Darkness, with its many shades and weights, its desires, delights, violences, and unutterable secrets is both a theme and an orientation in Laurentiis’s work. It is also the racialized darkness of these United States. In the poem “Continuance,” written after Mike Brown was killed by a police officer in Ferguson, Missouri, Laurentiis addresses the darkness, writing, “you can enter me, Mister Dark.” Here darkness is invited to participate in another of Laurentiis’s obsessions, penetration, with its potential for violence, for pleasure, for transformation.

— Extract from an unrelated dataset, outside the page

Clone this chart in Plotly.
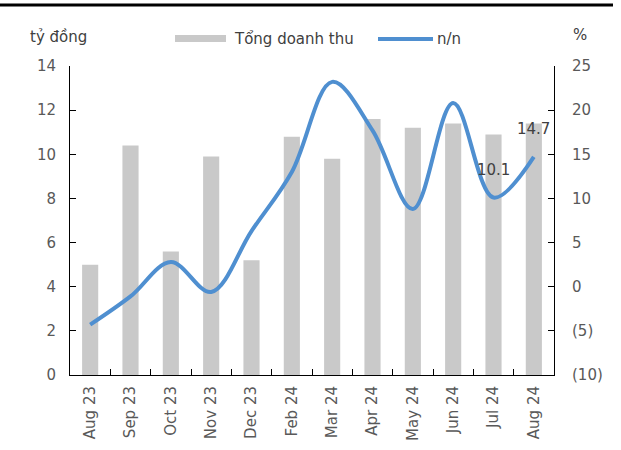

In an essay in the Warhol’s exhibition catalog for Devan Shimoyama’s Cry, Baby, Laurentiis writes,
Penetration, finally, as what makes a pressure in and of, as an irruption of knowledge that leads to eventual eruption. It could kill, it does kill—as did each bullet penetrating Trayvon, Michael, Tamir—but it might also heal (think of a finger, a hand, pushing into the wound, as to pause the flow of blood).

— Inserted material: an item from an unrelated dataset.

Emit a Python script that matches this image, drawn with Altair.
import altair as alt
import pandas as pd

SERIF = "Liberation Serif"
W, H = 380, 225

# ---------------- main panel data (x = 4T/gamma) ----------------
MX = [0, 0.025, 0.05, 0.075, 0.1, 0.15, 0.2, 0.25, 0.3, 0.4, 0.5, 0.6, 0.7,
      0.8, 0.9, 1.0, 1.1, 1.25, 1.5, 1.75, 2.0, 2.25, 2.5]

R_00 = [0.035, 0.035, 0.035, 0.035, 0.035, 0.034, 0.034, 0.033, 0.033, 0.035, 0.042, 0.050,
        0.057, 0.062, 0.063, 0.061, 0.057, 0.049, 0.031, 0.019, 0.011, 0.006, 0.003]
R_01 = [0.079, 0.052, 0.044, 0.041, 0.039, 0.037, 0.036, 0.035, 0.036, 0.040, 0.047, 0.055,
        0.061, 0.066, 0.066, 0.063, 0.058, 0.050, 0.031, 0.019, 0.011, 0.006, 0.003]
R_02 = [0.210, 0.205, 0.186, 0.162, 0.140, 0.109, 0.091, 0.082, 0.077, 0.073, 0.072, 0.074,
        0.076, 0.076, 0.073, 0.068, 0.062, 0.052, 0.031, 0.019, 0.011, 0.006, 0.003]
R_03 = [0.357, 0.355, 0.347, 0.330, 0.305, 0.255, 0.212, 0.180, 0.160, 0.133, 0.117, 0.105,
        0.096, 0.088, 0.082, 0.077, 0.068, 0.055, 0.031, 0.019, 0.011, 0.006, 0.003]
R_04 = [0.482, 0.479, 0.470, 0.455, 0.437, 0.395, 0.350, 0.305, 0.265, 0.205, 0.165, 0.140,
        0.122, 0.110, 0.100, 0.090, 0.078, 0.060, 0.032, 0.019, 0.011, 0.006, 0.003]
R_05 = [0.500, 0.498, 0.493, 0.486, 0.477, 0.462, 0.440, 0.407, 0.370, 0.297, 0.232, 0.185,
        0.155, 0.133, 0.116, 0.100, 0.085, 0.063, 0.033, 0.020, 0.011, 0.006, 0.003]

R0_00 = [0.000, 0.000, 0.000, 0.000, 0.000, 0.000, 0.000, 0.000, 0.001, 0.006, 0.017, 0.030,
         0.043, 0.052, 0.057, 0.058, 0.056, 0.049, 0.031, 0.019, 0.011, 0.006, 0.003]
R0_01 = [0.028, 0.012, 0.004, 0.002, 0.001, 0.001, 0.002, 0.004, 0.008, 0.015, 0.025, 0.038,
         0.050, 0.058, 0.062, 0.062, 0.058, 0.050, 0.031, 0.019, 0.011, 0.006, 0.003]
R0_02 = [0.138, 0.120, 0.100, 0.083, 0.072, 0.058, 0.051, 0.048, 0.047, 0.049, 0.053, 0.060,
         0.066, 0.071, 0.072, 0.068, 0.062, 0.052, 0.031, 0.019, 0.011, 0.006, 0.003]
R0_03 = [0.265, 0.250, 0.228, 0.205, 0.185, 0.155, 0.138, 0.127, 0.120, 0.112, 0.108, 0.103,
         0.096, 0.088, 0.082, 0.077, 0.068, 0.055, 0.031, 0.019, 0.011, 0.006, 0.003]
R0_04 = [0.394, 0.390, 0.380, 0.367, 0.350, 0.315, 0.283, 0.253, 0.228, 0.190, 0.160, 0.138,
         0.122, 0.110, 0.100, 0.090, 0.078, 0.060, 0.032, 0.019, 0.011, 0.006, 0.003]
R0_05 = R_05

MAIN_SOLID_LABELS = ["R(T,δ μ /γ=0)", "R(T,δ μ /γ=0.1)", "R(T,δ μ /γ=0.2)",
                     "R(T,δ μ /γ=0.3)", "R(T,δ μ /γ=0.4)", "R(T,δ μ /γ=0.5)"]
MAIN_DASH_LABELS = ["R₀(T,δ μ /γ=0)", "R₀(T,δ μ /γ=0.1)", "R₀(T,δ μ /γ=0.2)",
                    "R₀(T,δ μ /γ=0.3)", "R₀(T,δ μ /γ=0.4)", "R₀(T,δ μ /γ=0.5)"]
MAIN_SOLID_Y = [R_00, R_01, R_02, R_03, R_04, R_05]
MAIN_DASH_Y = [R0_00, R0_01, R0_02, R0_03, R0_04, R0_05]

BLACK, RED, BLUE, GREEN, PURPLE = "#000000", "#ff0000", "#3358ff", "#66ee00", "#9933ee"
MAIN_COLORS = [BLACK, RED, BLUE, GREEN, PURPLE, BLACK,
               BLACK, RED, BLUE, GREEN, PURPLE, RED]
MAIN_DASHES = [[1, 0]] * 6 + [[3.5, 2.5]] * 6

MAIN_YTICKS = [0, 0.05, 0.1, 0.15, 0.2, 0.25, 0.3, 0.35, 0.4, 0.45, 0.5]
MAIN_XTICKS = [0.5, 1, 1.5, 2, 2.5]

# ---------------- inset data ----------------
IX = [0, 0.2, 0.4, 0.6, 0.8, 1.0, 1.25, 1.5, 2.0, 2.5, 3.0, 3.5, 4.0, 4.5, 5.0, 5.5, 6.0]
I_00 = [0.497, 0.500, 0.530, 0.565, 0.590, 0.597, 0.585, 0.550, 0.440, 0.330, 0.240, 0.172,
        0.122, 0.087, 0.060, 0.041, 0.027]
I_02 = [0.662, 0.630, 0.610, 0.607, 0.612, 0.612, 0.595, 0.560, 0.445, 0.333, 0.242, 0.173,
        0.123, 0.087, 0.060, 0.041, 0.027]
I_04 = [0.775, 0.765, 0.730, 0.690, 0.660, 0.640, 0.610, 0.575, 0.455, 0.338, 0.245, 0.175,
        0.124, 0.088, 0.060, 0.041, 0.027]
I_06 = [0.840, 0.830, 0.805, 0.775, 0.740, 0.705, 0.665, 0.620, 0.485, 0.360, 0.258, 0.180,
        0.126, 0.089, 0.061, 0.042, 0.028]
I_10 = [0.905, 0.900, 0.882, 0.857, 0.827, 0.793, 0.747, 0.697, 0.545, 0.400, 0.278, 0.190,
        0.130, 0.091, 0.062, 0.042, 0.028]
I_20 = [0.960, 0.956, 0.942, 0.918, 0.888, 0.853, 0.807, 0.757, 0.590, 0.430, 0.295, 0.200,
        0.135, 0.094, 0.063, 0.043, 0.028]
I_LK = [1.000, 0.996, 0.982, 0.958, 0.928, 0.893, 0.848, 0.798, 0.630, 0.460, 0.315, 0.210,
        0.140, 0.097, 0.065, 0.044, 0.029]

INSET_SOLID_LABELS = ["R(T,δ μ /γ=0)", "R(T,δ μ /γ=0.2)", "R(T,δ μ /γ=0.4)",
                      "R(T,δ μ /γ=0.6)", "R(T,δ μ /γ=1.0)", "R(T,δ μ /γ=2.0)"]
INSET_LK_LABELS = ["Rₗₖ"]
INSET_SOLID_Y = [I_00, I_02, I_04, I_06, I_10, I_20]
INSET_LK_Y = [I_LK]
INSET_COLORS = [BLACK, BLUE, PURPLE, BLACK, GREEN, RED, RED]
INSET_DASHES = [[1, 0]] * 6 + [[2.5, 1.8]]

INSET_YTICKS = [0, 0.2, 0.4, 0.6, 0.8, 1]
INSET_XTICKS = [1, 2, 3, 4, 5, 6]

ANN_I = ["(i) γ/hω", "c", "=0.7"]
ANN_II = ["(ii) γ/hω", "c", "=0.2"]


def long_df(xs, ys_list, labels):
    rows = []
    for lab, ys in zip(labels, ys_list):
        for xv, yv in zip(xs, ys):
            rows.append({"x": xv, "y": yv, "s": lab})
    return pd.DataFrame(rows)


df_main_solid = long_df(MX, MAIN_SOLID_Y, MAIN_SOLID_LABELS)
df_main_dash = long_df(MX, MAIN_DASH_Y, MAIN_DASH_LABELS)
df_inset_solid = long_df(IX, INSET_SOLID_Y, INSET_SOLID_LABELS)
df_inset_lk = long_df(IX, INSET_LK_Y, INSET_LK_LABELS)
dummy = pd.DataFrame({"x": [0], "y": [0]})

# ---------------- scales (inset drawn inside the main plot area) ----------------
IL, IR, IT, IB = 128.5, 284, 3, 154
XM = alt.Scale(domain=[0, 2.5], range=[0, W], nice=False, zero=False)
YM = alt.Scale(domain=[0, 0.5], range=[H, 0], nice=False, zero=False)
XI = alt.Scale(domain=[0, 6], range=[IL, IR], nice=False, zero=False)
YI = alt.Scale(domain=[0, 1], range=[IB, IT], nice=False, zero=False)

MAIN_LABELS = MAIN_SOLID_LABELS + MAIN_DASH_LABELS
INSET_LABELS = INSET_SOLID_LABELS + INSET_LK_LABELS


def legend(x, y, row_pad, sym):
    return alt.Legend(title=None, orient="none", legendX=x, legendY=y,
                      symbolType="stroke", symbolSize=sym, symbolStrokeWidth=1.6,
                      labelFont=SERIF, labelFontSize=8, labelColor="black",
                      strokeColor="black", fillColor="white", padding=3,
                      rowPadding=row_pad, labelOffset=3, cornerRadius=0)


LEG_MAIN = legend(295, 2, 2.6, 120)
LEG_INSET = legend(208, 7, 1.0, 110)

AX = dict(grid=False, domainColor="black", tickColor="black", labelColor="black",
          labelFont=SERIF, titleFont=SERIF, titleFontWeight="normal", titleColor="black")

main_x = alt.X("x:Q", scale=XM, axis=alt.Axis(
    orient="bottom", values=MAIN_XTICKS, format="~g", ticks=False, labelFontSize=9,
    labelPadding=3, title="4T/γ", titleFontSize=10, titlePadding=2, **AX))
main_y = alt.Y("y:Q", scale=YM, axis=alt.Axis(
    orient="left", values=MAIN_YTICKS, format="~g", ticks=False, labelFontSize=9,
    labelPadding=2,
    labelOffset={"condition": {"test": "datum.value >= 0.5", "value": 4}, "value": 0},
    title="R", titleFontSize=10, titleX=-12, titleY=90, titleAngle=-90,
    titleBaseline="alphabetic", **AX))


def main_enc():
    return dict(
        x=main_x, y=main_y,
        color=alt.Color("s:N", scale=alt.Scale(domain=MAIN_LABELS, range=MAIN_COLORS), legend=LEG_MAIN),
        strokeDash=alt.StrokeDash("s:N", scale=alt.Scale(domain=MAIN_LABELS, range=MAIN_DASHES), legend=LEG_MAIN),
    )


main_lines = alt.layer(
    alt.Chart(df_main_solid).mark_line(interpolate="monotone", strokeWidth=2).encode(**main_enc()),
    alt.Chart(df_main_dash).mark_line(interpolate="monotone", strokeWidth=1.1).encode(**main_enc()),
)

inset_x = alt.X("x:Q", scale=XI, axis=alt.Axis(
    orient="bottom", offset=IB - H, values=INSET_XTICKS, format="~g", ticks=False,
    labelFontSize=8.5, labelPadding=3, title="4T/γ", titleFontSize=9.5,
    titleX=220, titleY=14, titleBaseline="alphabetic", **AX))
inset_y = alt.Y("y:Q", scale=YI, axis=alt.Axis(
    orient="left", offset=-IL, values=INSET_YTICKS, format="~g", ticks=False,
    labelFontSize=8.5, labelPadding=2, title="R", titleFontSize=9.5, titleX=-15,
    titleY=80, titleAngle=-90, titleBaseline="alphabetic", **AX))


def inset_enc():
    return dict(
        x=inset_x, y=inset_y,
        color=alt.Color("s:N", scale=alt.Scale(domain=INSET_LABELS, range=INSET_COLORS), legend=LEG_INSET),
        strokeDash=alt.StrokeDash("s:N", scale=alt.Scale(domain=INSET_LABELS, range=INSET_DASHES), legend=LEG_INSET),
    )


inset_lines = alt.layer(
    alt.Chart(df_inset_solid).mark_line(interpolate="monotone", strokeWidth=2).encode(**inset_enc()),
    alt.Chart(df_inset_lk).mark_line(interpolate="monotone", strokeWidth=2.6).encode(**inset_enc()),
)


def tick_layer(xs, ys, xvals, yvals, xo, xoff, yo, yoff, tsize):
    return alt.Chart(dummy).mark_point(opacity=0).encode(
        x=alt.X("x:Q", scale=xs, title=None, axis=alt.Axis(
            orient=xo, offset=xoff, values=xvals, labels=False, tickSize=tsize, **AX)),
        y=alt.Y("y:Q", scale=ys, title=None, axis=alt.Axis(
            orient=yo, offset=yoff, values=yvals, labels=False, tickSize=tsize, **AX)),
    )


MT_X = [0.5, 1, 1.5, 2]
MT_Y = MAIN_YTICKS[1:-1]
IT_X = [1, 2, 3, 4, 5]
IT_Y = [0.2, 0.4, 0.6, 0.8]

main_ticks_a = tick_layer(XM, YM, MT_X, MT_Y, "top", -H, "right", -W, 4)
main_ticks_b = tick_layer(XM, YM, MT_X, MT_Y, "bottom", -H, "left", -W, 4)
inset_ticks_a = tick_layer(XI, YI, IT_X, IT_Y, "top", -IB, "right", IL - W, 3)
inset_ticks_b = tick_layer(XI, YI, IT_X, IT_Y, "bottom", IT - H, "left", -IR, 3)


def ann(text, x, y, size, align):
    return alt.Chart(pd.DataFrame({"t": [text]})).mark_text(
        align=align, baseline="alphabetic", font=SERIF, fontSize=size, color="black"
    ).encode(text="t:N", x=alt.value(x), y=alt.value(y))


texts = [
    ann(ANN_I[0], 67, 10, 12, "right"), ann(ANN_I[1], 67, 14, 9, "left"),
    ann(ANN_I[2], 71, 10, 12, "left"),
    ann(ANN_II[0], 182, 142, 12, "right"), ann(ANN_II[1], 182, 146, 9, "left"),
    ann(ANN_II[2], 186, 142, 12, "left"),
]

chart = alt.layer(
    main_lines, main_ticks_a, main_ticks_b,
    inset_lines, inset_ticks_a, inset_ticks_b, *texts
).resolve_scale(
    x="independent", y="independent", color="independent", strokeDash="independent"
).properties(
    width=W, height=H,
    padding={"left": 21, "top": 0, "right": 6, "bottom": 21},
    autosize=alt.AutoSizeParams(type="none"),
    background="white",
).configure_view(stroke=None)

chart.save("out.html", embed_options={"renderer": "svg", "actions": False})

Penetration becomes a site of pleasure in “Feeling Myself,” where Laurentiis writes,
On my knees, then not
So much kneeled
As lying down, on my stomach,
How I like it: my body became his observatory,
A way to knowledge—Oh
How I have wanted
A man to throw down
His strength onto the slight
Flare of my hips and spike
me
To the known ground.
“How I have wanted,” an expression of desire, is as crucial a recalibration as the image of the speaker’s body as an observatory (which opens up, commanding an expensive view, as opposed to the interiority of say, a tunnel). Once, in somebody’s kitchen toward the end of a Writing Program party, Rickey mentioned that he was writing about penetration and suggested that, if we flipped the perspective, it would be called envelopment. Such a reversal or reframing begins to articulate a poetics of agency. In the Cry Baby catalog, Laurentiis writes, “Penetration, finally, must mean more than death, than black injury, than this act, I think, that black flesh—particularly, especially again trans or femme black flesh—is subject to, come up under or against, decided by.” Such, too, is the potential for darkness. Later in “Continuance,” Laurentiis’s speaker says to the dark:
Aren’t you the mirror in which all lights balance?
Aren’t you the line on which all lines cross?

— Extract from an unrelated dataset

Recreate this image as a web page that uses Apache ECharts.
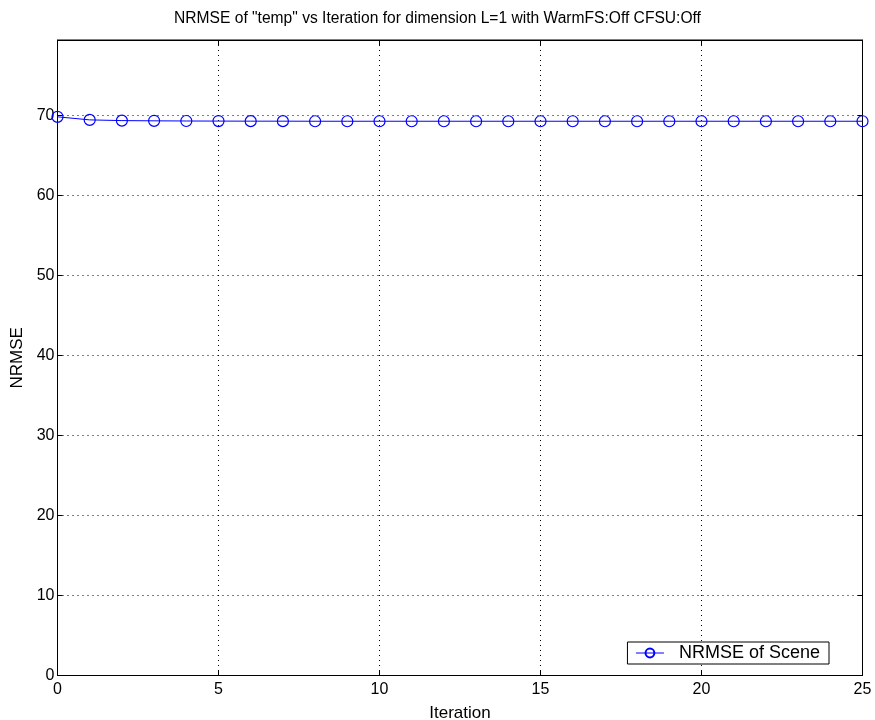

Anything lives in you, so that that dark over there
Can be the dark of Mike Brown, full of breath; that the dark
Right here can be the dark of my own bastard mind;
That this dark come closest to my lips
Is a shadow’s knowledge, full, not ever empty,
Charitable as is wicked, risky as is good;
In considering their own darkness and darkness as plentitude rather than absence, Laurentiis embraces the dark as a partner. His poems do not cast light onto shadows so much as they speak into and among shadows—penetrating the very darkness that is penetrating them. Or is it enveloping? “Brilliant” is first defined by Merriam-Webster as “very bright: glittering: a brilliant light,” but here the dictionary falls short. Rickey Laurentiis’s brilliance arises out of the dark, out of silences, unspeakable histories and lush, fraught, finally articulated desires.
It has been our good fortune to have Rickey here this last year and a half as the inaugural Fellow in Creative Writing at CAAPP. Please join me in welcoming him to the mic.